A separate initiative, developed in partnership with National Commercial Bank, Albania’s largest bank, established the country’s first direct scholarship-to-employment programme, providing over 60 university students with both financial support and a structured route into work. In each case, the institution built was the first of its kind in the country.
Lushaj has presented original research at a Johns Hopkins University conference, lectured at the University of New York Tirana, and served as Adviser to Albanian Parliament.
What Three Countries Running the Same Model Means
Youth disengagement from democratic institutions is not a problem unique to Albania. It is a documented and growing challenge across both mature and emerging democracies, one that most governments acknowledge in policy documents without ever building a structural response to it.
What Lushaj has demonstrated across three countries is that a practical, replicable solution exists. It requires a clear understanding of what democratic systems are actually missing, a framework designed to last beyond a single funding cycle, and someone with the political skill to negotiate it into existence. The evidence from Albania, North Macedonia, and the Maldives suggests the model transfers.

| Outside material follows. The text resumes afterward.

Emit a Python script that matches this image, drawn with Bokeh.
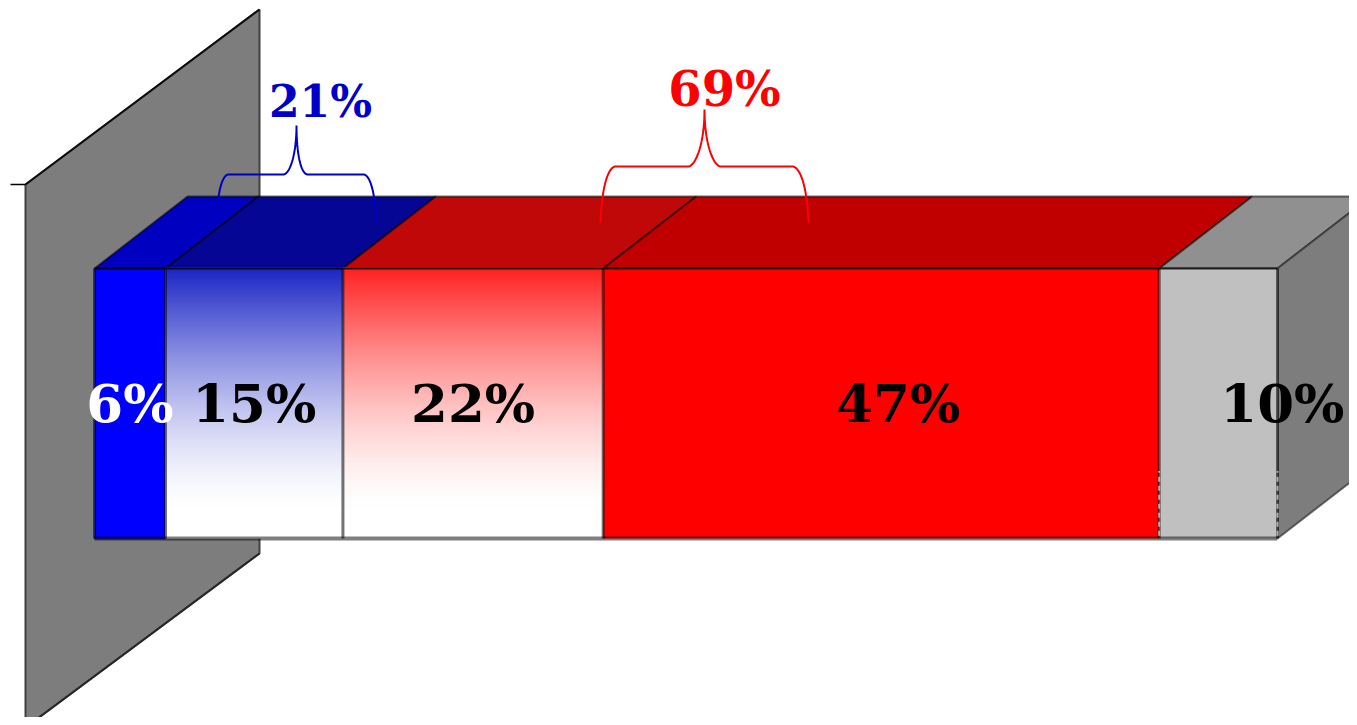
from bokeh.plotting import figure
from bokeh.embed import file_html
from bokeh.resources import INLINE
from bokeh.core.properties import value

# ---- data ----
categories = ["a", "b", "c", "d", "e"]
shares = [6, 15, 22, 47, 10]
share_labels = ["6%", "15%", "22%", "47%", "10%"]
label_colors = ["#ffffff", "#000000", "#000000", "#000000", "#000000"]
group_labels = ["21%", "69%"]
group_colors = ["#0000c8", "#ff0000"]

front_top_colors = ["#0000ff", "#1a24c4", "#ff2020", "#ff0000", "#c0c0c0"]
front_is_gradient = [False, True, True, False, False]
roof_colors = ["#0000c0", "#060694", "#c00808", "#c00000", "#909090"]

# ---- page geometry: figure pixels <-> chart units ----
# 8px page margin + 1349 x 717 reaches the window edge without passing it
W, H = 1349, 717
PX0, PX100 = 94, 1277      # pixel of 0 % and 100 %
PYBASE, PYTOP = 538, 268   # pixel of bar foot and bar head
UX = (PX100 - PX0) / 100
UY = PYBASE - PYTOP


def X(px):
    return (px - PX0) / UX


def Y(py):
    return (PYBASE - py) / UY


DX = 93 / UX   # receding depth
DY = 72 / UY

p = figure(width=W, height=H, output_backend="svg", toolbar_location=None,
           x_range=(X(0), X(W)), y_range=(Y(H), Y(0)),
           x_axis_location=None, y_axis_location=None, min_border=0,
           outline_line_color=None, background_fill_color="#ffffff",
           border_fill_color="#ffffff")
p.grid.visible = False

# back wall
p.patch([X(25), X(259), X(259), X(25)], [Y(184), Y(9), Y(553), Y(727)],
        fill_color="#7d7d7d", line_color="#404040", line_width=2)
p.line([X(25), X(259)], [Y(184), Y(9)], line_color="#000000", line_width=2, line_alpha=0.8)
p.line([X(25), X(259)], [Y(727), Y(553)], line_color="#202020", line_width=2, line_alpha=0.8)
p.line([X(10), X(25)], [Y(184), Y(184)], line_color="#000000", line_width=1.5)

# cumulative positions
edges = [0]
for s in shares:
    edges.append(edges[-1] + s)

# roof
for i, c in enumerate(roof_colors):
    a, b = edges[i], edges[i + 1]
    p.patch([a, b, b + DX, a + DX], [1, 1, 1 + DY, 1 + DY],
            fill_color=c, line_color="#000000", line_alpha=0.55, line_width=2)

# right-hand side
end = edges[-1]
p.patch([end, end + DX, end + DX, end], [0, DY, 1 + DY, 1],
        fill_color="#7d7d7d", line_color="#303030", line_alpha=0.7, line_width=2)

# front faces
BANDS = 120
FADE_END = 0.104  # height (bar units) where the fade has reached white
for i, c in enumerate(front_top_colors):
    a, b = edges[i], edges[i + 1]
    if front_is_gradient[i]:
        r0, g0, b0 = int(c[1:3], 16), int(c[3:5], 16), int(c[5:7], 16)
        p.quad(left=[a], right=[b], bottom=[0], top=[1], fill_color="#ffffff", line_color=None)
        for k in range(BANDS):
            y0 = k / BANDS
            y1 = (k + 1) / BANDS
            s_ = min(1.0, max(0.0, (1 - (y0 + y1) / 2) / (1 - FADE_END)))
            t = 1 - (1 - s_) ** 1.5
            col = "#%02x%02x%02x" % (round(r0 + (255 - r0) * t),
                                      round(g0 + (255 - g0) * t),
                                      round(b0 + (255 - b0) * t))
            p.quad(left=[a], right=[b], bottom=[y0], top=[y1 + 0.006], fill_color=col, line_color=None)
    else:
        p.quad(left=[a], right=[b], bottom=[0], top=[1], fill_color=c, line_color=None)

# segment borders
for e in edges:
    p.line([e, e], [0, 1], line_color="#000000", line_alpha=0.55, line_width=3)
p.line([edges[0], edges[-1]], [0, 0], line_color="#000000", line_alpha=0.5, line_width=4)
p.line([edges[0], edges[-1]], [1, 1], line_color="#000000", line_alpha=0.8, line_width=2)
p.line([edges[0], edges[1]], [0, 0], line_color="#000040", line_alpha=0.6, line_width=2)

# broken edge pieces near the foot of the grey segment
for e in edges[-2:]:
    p.line([e, e], [0.01, 0.25], line_color="#b0b0b0", line_width=2, line_dash="5 4")

# percentage labels inside the bar
LABEL_SHIFT = [0, 0, 0, 17 / UX, 64 / UX]
lx = [(edges[i] + edges[i + 1]) / 2 + LABEL_SHIFT[i] for i in range(len(shares))]
p.text(lx, [Y(402)] * len(lx), text=share_labels, text_color=label_colors,
       text_font=value("DejaVu Serif"), text_font_style="bold",
       text_font_size=value("53px"), text_align="center", text_baseline="alphabetic")


def bez(p0, p1, p2, p3, n=24):
    pts = []
    for k in range(n + 1):
        t = k / n
        u = 1 - t
        pts.append((u**3 * p0[0] + 3 * u * u * t * p1[0] + 3 * u * t * t * p2[0] + t**3 * p3[0],
                    u**3 * p0[1] + 3 * u * u * t * p1[1] + 3 * u * t * t * p2[1] + t**3 * p3[1]))
    return pts


def brace(tip, ybar, lj, rj, lh, rh, lend, rend, color):
    pts = bez(lend, (lend[0] + 2, ybar + 8), (lh - 4, ybar), (lh, ybar))
    pts += [(lj, ybar)]
    pts += bez((lj, ybar), (lj + 7, ybar - 1), (tip[0], ybar - 22), tip)
    pts += bez(tip, (tip[0], ybar - 22), (rj - 7, ybar - 1), (rj, ybar))
    pts += [(rh, ybar)]
    pts += bez((rh, ybar), (rh + 4, ybar), (rend[0] - 2, ybar + 8), rend)
    p.line([X(q[0]) for q in pts], [Y(q[1]) for q in pts], line_color=color, line_width=2)


brace((296, 125), 174, 283, 307, 228, 363, (218, 197), (376, 222), group_colors[0])
brace((704, 109), 166, 688, 720, 615, 792, (600, 222), (808, 222), group_colors[1])

p.text([X(320)], [Y(101)], text=[group_labels[0]], text_color=group_colors[0],
       text_font=value("DejaVu Serif"), text_font_style="bold",
       text_font_size=value("44px"), text_align="center", text_baseline="alphabetic")
p.text([X(724)], [Y(88)], text=[group_labels[1]], text_color=group_colors[1],
       text_font=value("DejaVu Serif"), text_font_style="bold",
       text_font_size=value("48px"), text_align="center", text_baseline="alphabetic")

open("out.html", "w").write(file_html(p, INLINE))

Revised legislation, increased budgets, and cross-border replication are the results.
“If young people are excluded from democratic life today, tomorrow’s institutions risk losing their legitimacy. The Parliamentary Youth Club was created to close this gap, to give young people the tools, the voice, and the space to participate.”
Alkida Lushaj
Alkida Lushaj is a political scientist and democracy expert based in New York. She specialises in democratic governance, youth civic engagement, and gender policy in the Western Balkans.